* [Records for this task]
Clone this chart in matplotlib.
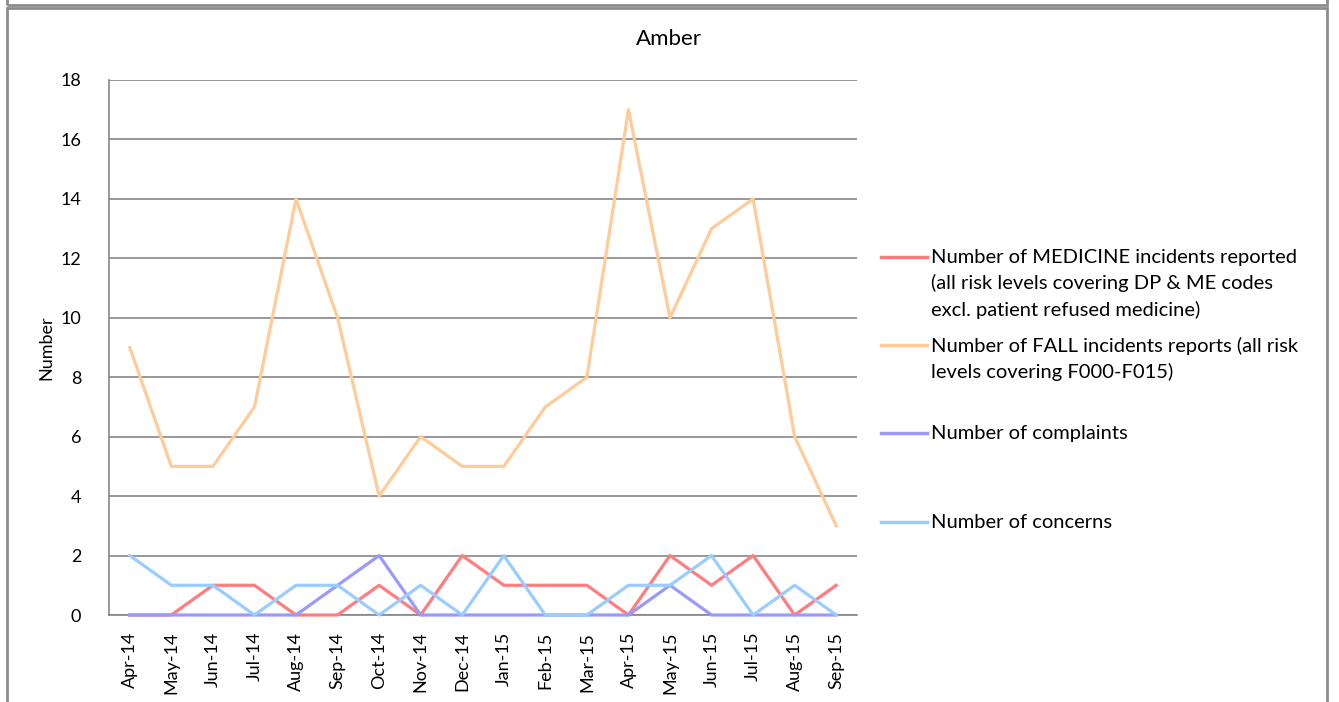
import matplotlib
matplotlib.use('Agg')
import matplotlib.pyplot as plt
from matplotlib.lines import Line2D
from matplotlib.patches import Rectangle

plt.rcParams['font.family'] = ['Lato', 'DejaVu Sans']

months = ['Apr-14', 'May-14', 'Jun-14', 'Jul-14', 'Aug-14', 'Sep-14', 'Oct-14', 'Nov-14', 'Dec-14',
          'Jan-15', 'Feb-15', 'Mar-15', 'Apr-15', 'May-15', 'Jun-15', 'Jul-15', 'Aug-15', 'Sep-15']
medicine = [0, 0, 1, 1, 0, 0, 1, 0, 2, 1, 1, 1, 0, 2, 1, 2, 0, 1]
falls = [9, 5, 5, 7, 14, 10, 4, 6, 5, 5, 7, 8, 17, 10, 13, 14, 6, 3]
complaints = [0, 0, 0, 0, 0, 1, 2, 0, 0, 0, 0, 0, 0, 1, 0, 0, 0, 0]
concerns = [2, 1, 1, 0, 1, 1, 0, 1, 0, 2, 0, 0, 1, 1, 2, 0, 1, 0]

labels = ['Number of MEDICINE incidents reported\n(all risk levels covering DP & ME codes\nexcl. patient refused medicine)',
          'Number of FALL incidents reports (all risk\nlevels covering F000-F015)',
          'Number of complaints',
          'Number of concerns']
colors = ['#FF7C80', '#FFCC99', '#9999FF', '#99CCFF']
series = [medicine, falls, complaints, concerns]

W, H = 1339, 702
fig = plt.figure(figsize=(W / 100, H / 100), dpi=100)

# outer frames
fig.patches.append(Rectangle((7 / W, 1 - 5 / H), 1320 / W, 10 / H, transform=fig.transFigure,
                             fill=False, edgecolor='#8c8c8c', lw=2))
fig.patches.append(Rectangle((7 / W, -0.05), 1320 / W, 1 - 8 / H + 0.05, transform=fig.transFigure,
                             fill=False, edgecolor='#8c8c8c', lw=2))

ax = fig.add_axes([109 / W, 1 - 615 / H, (857 - 109) / W, (615 - 80) / H])
x = list(range(len(months)))
for s, c in zip(series, colors):
    ax.plot(x, s, color=c, lw=2.3, clip_on=False, zorder=3)

ax.set_xlim(-0.5, len(months) - 0.5)
ax.set_ylim(0, 18)
ax.set_yticks(range(0, 19, 2))
ax.set_xticks(x)
ax.set_xticklabels(months, rotation=90, fontsize=13)
ax.tick_params(axis='y', labelsize=13, length=0, pad=20)
ax.tick_params(axis='x', length=0, pad=12)
ax.grid(axis='y', color='#868686', lw=1.2)
ax.set_axisbelow(True)
for sp in ['top', 'right']:
    ax.spines[sp].set_visible(False)
for sp in ['left', 'bottom']:
    ax.spines[sp].set_color('#868686')
    ax.spines[sp].set_linewidth(1.2)
ax.set_ylabel('Number', fontsize=13, labelpad=4)
fig.text(669 / W, 1 - 39 / H, 'Amber', ha='center', va='center', fontsize=16)

# legend
leg_y = [257, 345, 433, 522]
for yy, lab, c in zip(leg_y, labels, colors):
    fig.add_artist(Line2D([881 / W, 927 / W], [1 - yy / H] * 2, color=c, lw=2.5,
                          transform=fig.transFigure))
    fig.text(931 / W, 1 - (yy - 8) / H, lab, ha='left', va='top', fontsize=14.5, linespacing=1.55)

fig.savefig('out.png', dpi=100)
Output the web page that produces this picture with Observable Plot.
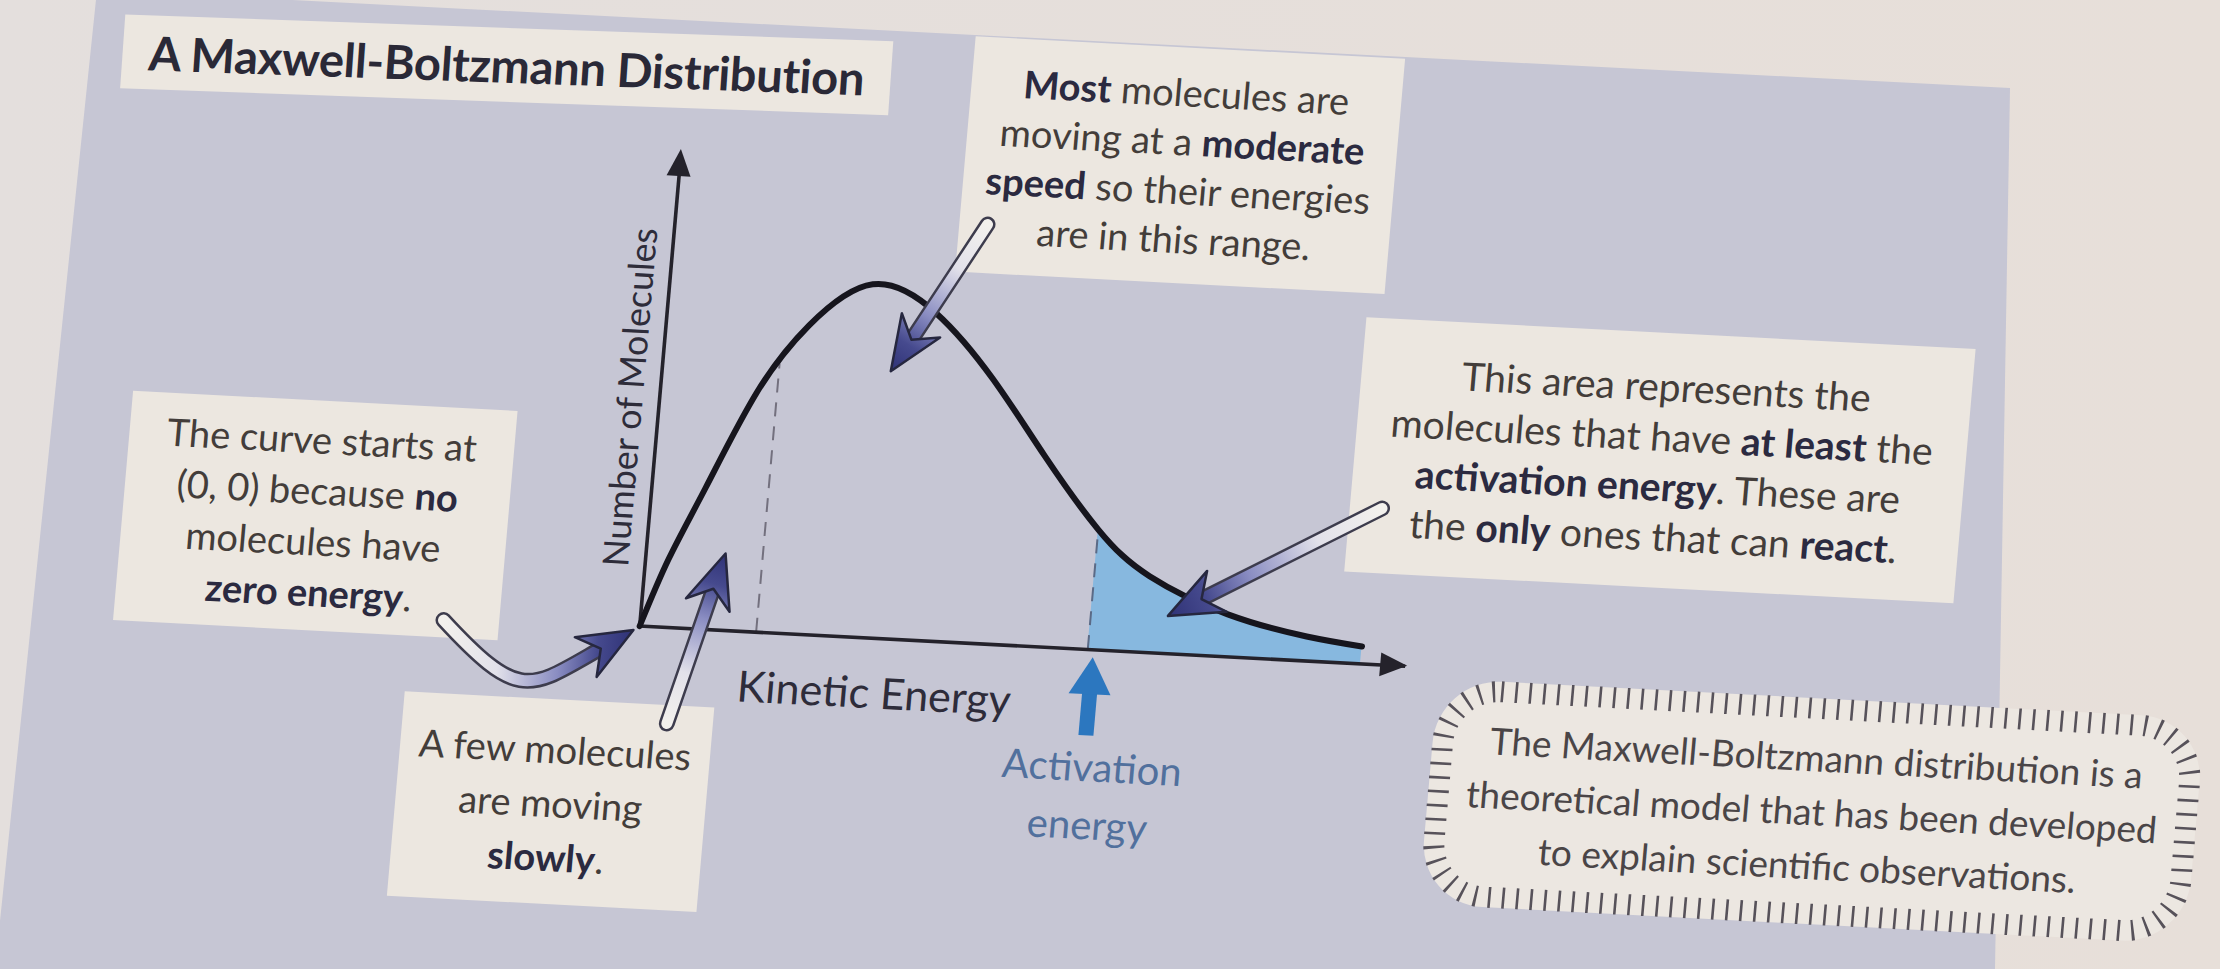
<!DOCTYPE html>
<html>
<head>
<meta charset="utf-8">
<script src="https://cdn.jsdelivr.net/npm/d3@7"></script>
<script src="https://cdn.jsdelivr.net/npm/@observablehq/plot@0.6"></script>
<style>
  html, body { margin: 0; padding: 0; width: 2220px; height: 969px; overflow: hidden; background: #e6dfda; }
  #page { position: relative; width: 2220px; height: 969px; overflow: hidden; background: linear-gradient(90deg, #e4dfdd 0%, #e7dfd9 100%); }
  #panel { position: absolute; left: 0; top: 0; width: 2220px; height: 969px; background: #c6c6d4;
           clip-path: polygon(97px -10px, 2010px 88px, 1995px 969px, -5px 969px); }
  #scene { position: absolute; left: 0; top: 0; width: 2220px; height: 969px;
           transform-origin: 1110px 485px; transform: rotate(3deg) skewX(-2deg); }
  .box { position: absolute; background: #ece7e0; display: flex; flex-direction: column; justify-content: center;
         align-items: center; text-align: center; font-family: Lato, "Open Sans", sans-serif; color: #433d3a;
         font-size: 38px; line-height: 50px; box-sizing: border-box; }
  .box b { font-weight: 700; color: #2b2a40; }
  #title { font-weight: 700; font-size: 47px; color: #2a2937; letter-spacing: -0.3px; transform: rotate(-1deg); }
  #note { position: absolute; }
  #note svg { position: absolute; left: 0; top: 0; }
  #note .txt { position: absolute; left: 0; top: 0; width: 100%; height: 100%; display: flex; flex-direction: column;
               justify-content: center; align-items: center; text-align: center; font-family: Lato, sans-serif;
               font-size: 37px; line-height: 54px; color: #4a4547; }
  #chart { position: absolute; left: 0; top: 0; }
</style>
</head>
<body>
<div id="page">
  <div id="panel"></div>
  <div id="scene">
    <div class="box" id="title" style="left:88px; top:60px; width:768px; height:74px;">A Maxwell-Boltzmann Distribution</div>
    <div class="box" style="left:937px; top:44px; width:430px; height:236px; line-height:49px;">
      <div><b>Most</b> molecules are</div>
      <div>moving at a <b>moderate</b></div>
      <div><b>speed</b> so their energies</div>
      <div>are in this range.</div>
    </div>
    <div class="box" style="left:128px; top:442px; width:385px; height:230px; line-height:51px;">
      <div>The curve starts at</div>
      <div>(0, 0) because <b>no</b></div>
      <div>molecules have</div>
      <div><b>zero energy</b>.</div>
    </div>
    <div class="box" style="left:425px; top:728px; width:310px; height:205px; line-height:54px;">
      <div>A few molecules</div>
      <div>are moving</div>
      <div><b>slowly</b>.</div>
    </div>
    <div class="box" style="left:1351px; top:304px; width:610px; height:255px; font-size:39px;">
      <div>This area represents the</div>
      <div>molecules that have <b>at least</b> the</div>
      <div><b>activation energy</b>. These are</div>
      <div>the <b>only</b> ones that can <b>react</b>.</div>
    </div>
    <div id="note" style="left:1453px; top:660px; width:770px; height:228px;">
      <svg width="770" height="228">
        <rect x="1" y="1" width="768" height="226" rx="64" fill="#ece7e1"></rect>
        <rect x="11" y="11" width="748" height="206" rx="54" fill="none" stroke="#57525a" stroke-width="21" stroke-dasharray="2.6 11.4"></rect>
      </svg>
      <div class="txt">
        <div>The Maxwell-Boltzmann distribution is a</div>
        <div>theoretical model that has been developed</div>
        <div>to explain scientific observations.</div>
      </div>
    </div>
    <div id="chart"></div>
  </div>
</div>
<script>
// ---- data (energy and number of molecules, arbitrary units 0..10) ----
const energy    = [0, 0.30, 0.70, 1.25, 1.86, 2.64, 3.49, 4.31, 5.07, 5.85, 6.57, 7.63, 8.68, 9.41];
const molecules = [0, 1.45, 3.00, 5.05, 6.55, 7.49, 6.96, 5.62, 4.05, 2.55, 1.62, 0.90, 0.52, 0.37];
const activationEnergy = 5.85;
const slowEnergy = [1.52];
const slowHeight = [5.70];
const axisDomain = [0, 10];

// axis labels
const axisLabelText = ["Number of Molecules", "Kinetic Energy"];
const axisLabelX = [-0.37, 3.12];
const axisLabelY = [4.83, -1.19];
const axisLabelRotate = [-90, 0];
const axisLabelSize = [36, 43];

// activation energy marker (blue arrow under the axis, and its label)
const activationArrow = [{x: 5.93, y1: -1.83, y2: -0.17}];
const activationLabel = [{text: "Activation\nenergy", x: 6.04, y: -3.01}];

// pointer arrows from the annotation boxes (tail -> tip, optional cubic control points)
const pointerTailX = [4.07, 9.52, -2.55, 0.47];
const pointerTailY = [8.87, 3.30, -0.10, -2.04];
const pointerTipX  = [2.98, 6.86, -0.07, 1.04];
const pointerTipY  = [5.66, 0.79, -0.10, 1.62];
const pointerCtrl  = [null, null, [-1.44, -1.80, -1.35, -1.46], null];

// ---- tables built from the arrays ----
const curve = energy.map((e, i) => ({energy: e, molecules: molecules[i]}));
const tail = curve.filter(d => d.energy >= activationEnergy);
const actTop = curve.find(d => d.energy === activationEnergy).molecules;
const slow = slowEnergy.map((e, i) => ({energy: e, top: slowHeight[i]}));
const labels = axisLabelText.map((t, i) => ({text: t, x: axisLabelX[i], y: axisLabelY[i], rotate: axisLabelRotate[i], size: axisLabelSize[i]}));
const pointers = pointerTailX.map((x, i) => ({x1: x, y1: pointerTailY[i], x2: pointerTipX[i], y2: pointerTipY[i], c: pointerCtrl[i]}));

const NS = "http://www.w3.org/2000/svg";
function el(tag, attrs) {
  const e = document.createElementNS(NS, tag);
  for (const k in attrs) e.setAttribute(k, attrs[k]);
  return e;
}
function headPoints(tip, ang, L, W, notch) {
  const pts = notch == null ? [[0, 0], [-L, -W], [-L, W]] : [[0, 0], [-L, -W], [-notch, 0], [-L, W]];
  return pts.map(([u, v]) => [tip[0] + u * Math.cos(ang) - v * Math.sin(ang), tip[1] + u * Math.sin(ang) + v * Math.cos(ang)])
            .map(p => p.join(",")).join(" ");
}

// axis arrowheads (drawn with the plot's scales)
const axisHeads = (index, scales) => {
  const g = el("g", {fill: "#24222b"});
  const xEnd = [scales.x(axisDomain[1]) + 2, scales.y(0)];
  const yEnd = [scales.x(0), scales.y(axisDomain[1]) - 6];
  g.appendChild(el("polygon", {points: headPoints(xEnd, 0, 27, 12)}));
  g.appendChild(el("polygon", {points: headPoints(yEnd, -Math.PI / 2, 27, 12)}));
  return g;
};

// big shaded pointer arrows
const pointerMark = (index, scales) => {
  const g = el("g", {});
  const defs = el("defs", {});
  g.appendChild(defs);
  const L = 54, W = 23, N = 37;
  pointers.forEach((a, i) => {
    const p0 = [scales.x(a.x1), scales.y(a.y1)];
    const tip = [scales.x(a.x2), scales.y(a.y2)];
    let from, p1, p2;
    if (a.c) { p1 = [scales.x(a.c[0]), scales.y(a.c[1])]; p2 = [scales.x(a.c[2]), scales.y(a.c[3])]; from = p2; }
    else from = p0;
    const ang = Math.atan2(tip[1] - from[1], tip[0] - from[0]);
    const end = [tip[0] - 0.6 * L * Math.cos(ang), tip[1] - 0.6 * L * Math.sin(ang)];
    const d = a.c ? `M${p0}C${p1} ${p2} ${end}` : `M${p0}L${end}`;
    const id = "ptr-grad-" + i;
    const grad = el("linearGradient", {id, gradientUnits: "userSpaceOnUse", x1: p0[0], y1: p0[1], x2: tip[0], y2: tip[1]});
    [[0, "#f3f1ed"], [0.3, "#e2e1ea"], [0.62, "#8a8dc2"], [0.82, "#464a8e"], [1, "#2f3276"]]
      .forEach(([o, c]) => grad.appendChild(el("stop", {offset: o, "stop-color": c})));
    defs.appendChild(grad);
    g.appendChild(el("path", {d, fill: "none", stroke: "#3d3c4d", "stroke-width": 16, "stroke-linecap": "round"}));
    g.appendChild(el("path", {d, fill: "none", stroke: `url(#${id})`, "stroke-width": 11, "stroke-linecap": "round"}));
    g.appendChild(el("polygon", {points: headPoints(tip, ang, L, W, N), fill: `url(#${id})`, stroke: "#26273f",
                                 "stroke-width": 2.5, "stroke-linejoin": "round"}));
  });
  return g;
};

// blue activation-energy arrow
const activationMark = (index, scales) => {
  const g = el("g", {fill: "#2c77bf", stroke: "none"});
  activationArrow.forEach(a => {
    const x = scales.x(a.x), yTail = scales.y(a.y1), yTip = scales.y(a.y2);
    const L = 37, W = 21;
    g.appendChild(el("rect", {x: x - 7.5, y: yTip + L - 2, width: 15, height: yTail - yTip - L + 2}));
    g.appendChild(el("polygon", {points: headPoints([x, yTip], -Math.PI / 2, L, W)}));
  });
  return g;
};

const chart = Plot.plot({
  width: 2220,
  height: 969,
  marginLeft: 653,
  marginRight: 800,
  marginTop: 178,
  marginBottom: 319,
  x: {domain: axisDomain, axis: null},
  y: {domain: axisDomain, axis: null},
  style: {background: "transparent", overflow: "visible", fontFamily: "Lato, sans-serif"},
  marks: [
    Plot.areaY(tail, {x: "energy", y: "molecules", curve: "natural", fill: "#87b8df"}),
    Plot.ruleX(slow, {x: "energy", y1: 0, y2: "top", stroke: "#73707e", strokeWidth: 2, strokeDasharray: "14,10"}),
    Plot.ruleX([activationEnergy], {y1: 0, y2: actTop, stroke: "#5b6a86", strokeWidth: 2, strokeDasharray: "14,10"}),
    Plot.ruleY([0], {stroke: "#24222b", strokeWidth: 3.6}),
    Plot.ruleX([0], {stroke: "#24222b", strokeWidth: 3.6}),
    Plot.line(curve, {x: "energy", y: "molecules", curve: "natural", stroke: "#16151d", strokeWidth: 6}),
    axisHeads,
    activationMark,
    Plot.text(labels, {x: "x", y: "y", text: "text", rotate: "rotate", fontSize: d => d.size, fill: "#2e2c3a",
                       textAnchor: "middle", lineAnchor: "middle"}),
    Plot.text(activationLabel, {x: "x", y: "y", text: "text", fontSize: 40, lineHeight: 1.45, fill: "#51709d",
                                textAnchor: "middle", lineAnchor: "middle"}),
    pointerMark
  ]
});
document.getElementById("chart").appendChild(chart);
</script>
</body>
</html>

* [Task objective] Repeat the lines above, starting at the first and stopping after the line that holds "plt.rcParams['font.family'] = ['Lato', 'DejaVu", with the pictures left out.

* [Reply to the task]
Clone this chart in matplotlib.
import matplotlib
matplotlib.use('Agg')
import matplotlib.pyplot as plt
from matplotlib.lines import Line2D
from matplotlib.patches import Rectangle

plt.rcParams['font.family'] = ['Lato', 'DejaVu Sans']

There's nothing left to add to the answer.